Furulunds IK is a Swedish football club located in Furulund.

==Background==
Furulunds IK currently plays in Division 3 Södra Götaland which is the fifth tier of Swedish football. They play their home matches at the Ljungvalla IP in Furulund.

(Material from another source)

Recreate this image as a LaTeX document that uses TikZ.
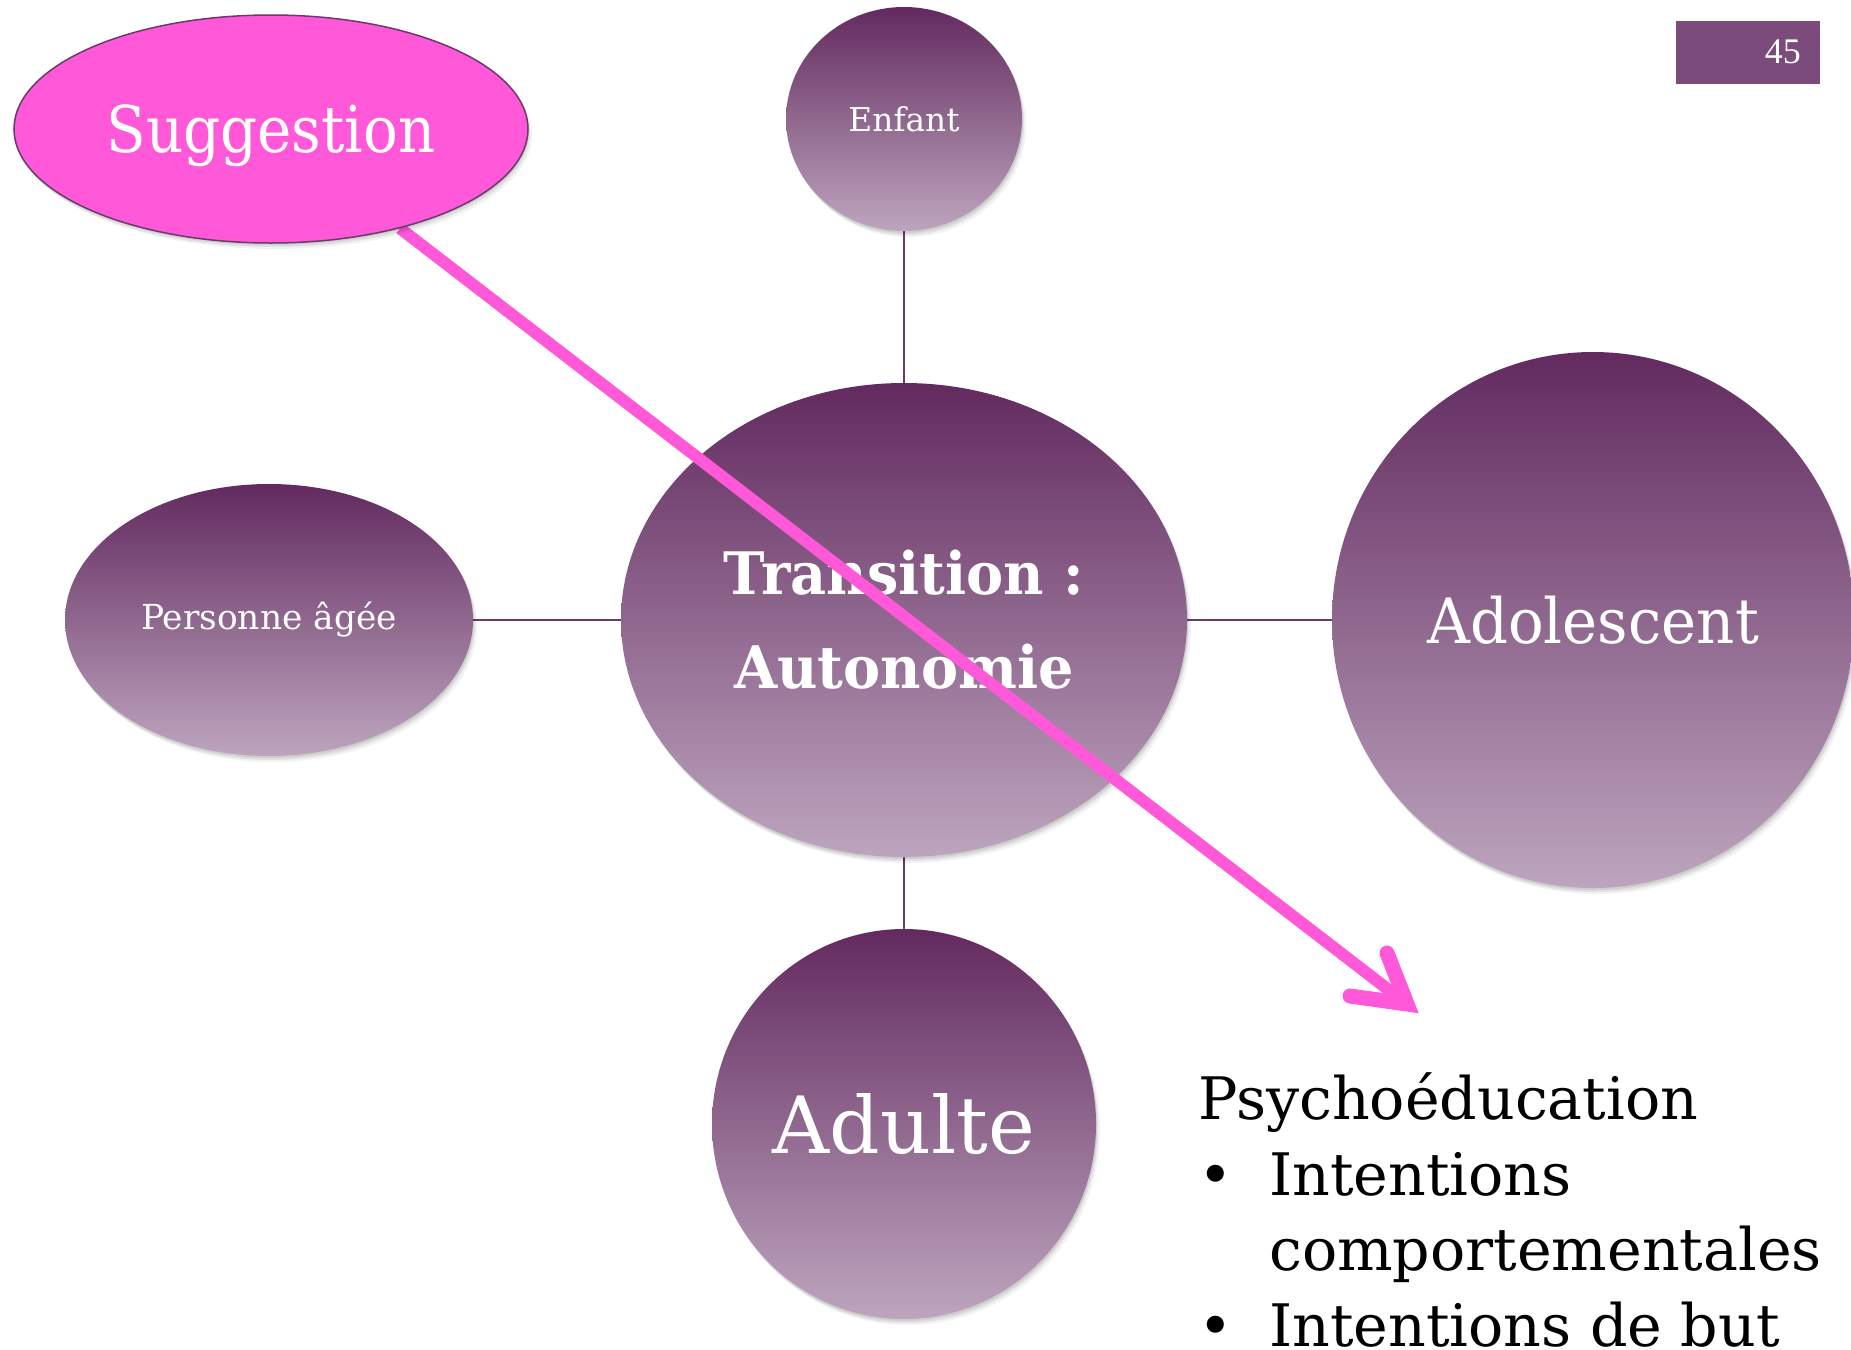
\documentclass[tikz,border=0pt]{standalone}
\usepackage{fontspec}
\setmainfont{DejaVu Serif}
\newfontfamily\slabn[FakeStretch=0.9]{DejaVu Serif}
\newfontfamily\slabm[FakeStretch=0.95]{DejaVu Serif}
\newfontfamily\slabw{DejaVu Serif}
\newfontfamily\pagefont{Liberation Serif}
\usetikzlibrary{shapes.geometric}
\definecolor{plumdark}{HTML}{622A5F}
\definecolor{plumlight}{HTML}{BDA5BE}
\definecolor{plumline}{HTML}{6A3A6A}
\definecolor{plumbox}{HTML}{7B4B7B}
\definecolor{hotpink}{HTML}{FF58D8}
\pgfdeclarelayer{background}
\pgfdeclarelayer{front}
\pgfsetlayers{background,main,front}
\tikzset{
  softshadow/.style={
    preaction={fill=black, fill opacity=0.05, transform canvas={shift={(4pt,-6pt)}}},
    preaction={fill=black, fill opacity=0.07, transform canvas={shift={(2pt,-4pt)}}},
    preaction={fill=black, fill opacity=0.08, transform canvas={shift={(1pt,-2pt)}}}},
  bubble/.style={ellipse, inner sep=0pt, softshadow, top color=plumdark, bottom color=plumlight,
    text=white, align=center},
  link/.style={draw=plumline, line width=2.2pt},
  pinkline/.style={draw=hotpink, line width=12pt},
  barb/.style={draw=hotpink, line width=15pt, line cap=round, line join=miter},
  bodytext/.style={anchor=base west, inner sep=0pt, text=black, font=\slabw\fontsize{58.6}{70}\selectfont},
}
\begin{document}
\begin{tikzpicture}[x=1pt,y=-1pt]
\useasboundingbox (0,0) rectangle (1851,1349);

% page number tab
\node[fill=plumbox, minimum width=144pt, minimum height=63pt, inner sep=0pt] (pagebox) at (1748,52) {};
\node[text=white, font=\pagefont\fontsize{36}{40}\selectfont, anchor=east, inner sep=0pt] (pagenum) at (1801,52) {45};

% life-stage bubbles
\node[bubble, minimum width=566pt, minimum height=474pt, font=\slabm\bfseries\fontsize{58.6}{94}\selectfont] (center) at (904,620) {Transition :\\Autonomie};
\node[bubble, minimum width=236pt, minimum height=224pt, font=\slabw\fontsize{32.8}{36}\selectfont] (enfant) at (904,119) {Enfant};
\node[bubble, minimum width=408pt, minimum height=272pt, font=\slabw\fontsize{34.4}{38}\selectfont] (agee) at (269,620) {Personne âgée};
\node[bubble, minimum width=522pt, minimum height=536pt, font=\slabm\fontsize{62.5}{70}\selectfont] (ado) at (1593,620) {Adolescent};
\node[bubble, minimum width=384pt, minimum height=390pt, font=\slabw\fontsize{79}{90}\selectfont] (adulte) at (904,1124) {Adulte};

\begin{pgfonlayer}{background}
  \fill[white] (0,0) rectangle (1851,1349);
  \draw[link] (enfant.south) -- (center.north);
  \draw[link] (agee.east) -- (center.west);
  \draw[link] (center.east) -- (ado.west);
  \draw[link] (center.south) -- (adulte.north);
\end{pgfonlayer}

% suggestion bubble
\begin{pgfonlayer}{front}
\node[ellipse, inner sep=0pt, minimum width=514pt, minimum height=228pt, softshadow, fill=hotpink, draw=plumline, line width=1.5pt,
  text=white, text depth=0pt, font=\slabn\fontsize{64.4}{70}\selectfont] (sugg) at (271,129) {Suggestion};
\end{pgfonlayer}

% pink arrow
\coordinate (tipv) at (1407,1004);
\coordinate (barbA) at (1387,953);
\coordinate (barbB) at (1350,996);
\draw[pinkline] (sugg) -- (tipv);
\draw[barb] (barbA) -- (tipv) -- (barbB);

% text block
\node[bodytext] (psy) at (1198,1119) {Psychoéducation};
\node[bodytext] (dot1) at (1198,1195) {•};
\node[bodytext] (int1) at (1269,1195) {Intentions};
\node[bodytext] (comp) at (1269,1270) {comportementales};
\node[bodytext] (dot2) at (1198,1346) {•};
\node[bodytext] (int2) at (1269,1346) {Intentions de but};
\end{tikzpicture}
\end{document}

The club is affiliated to Skånes Fotbollförbund. Furulunds IK played in the 2007 Svenska Cupen but lost 1–4 at home to Gantofta IF in the first round with an attendance of 154 spectators.

==Season to season==

In their most successful period Furulunds IK competed in the following divisions:

| Season | Level | Division | Section | Position | Movements |
|---|---|---|---|---|---|
| 1969 | Tier 4 | Division 4 | Skåne Mellersta | 1st | Promoted |
| 1970 | Tier 3 | Division 3 | Skåne | 4th |  |
| 1971 | Tier 3 | Division 3 | Skåne | 12th | Relegated |
| 1972 | Tier 4 | Division 4 | Skåne Mellersta | 4th |  |

In recent seasons Furulunds IK have competed in the following divisions:

| Season | Level | Division | Section | Position | Movements |
|---|---|---|---|---|---|
| 2006* | Tier 7 | Division 5 | Skåne Mellersta | 5th |  |
| 2007 | Tier 7 | Division 5 | Skåne Västra | 7th |  |
| 2008 | Tier 7 | Division 5 | Skåne Västra | 8th |  |
| 2009 | Tier 7 | Division 5 | Skåne Mellersta | 9th | Relegation Playoffs |
| 2010 | Tier 7 | Division 5 | Skåne Mellersta | 3rd | Promotion Playoffs – Promoted |
| 2011 | Tier 6 | Division 4 | Skåne Nordvästra | 1st | Promoted |

- League restructuring in 2006 resulted in a new division being created at Tier 3 and subsequent divisions dropping a level.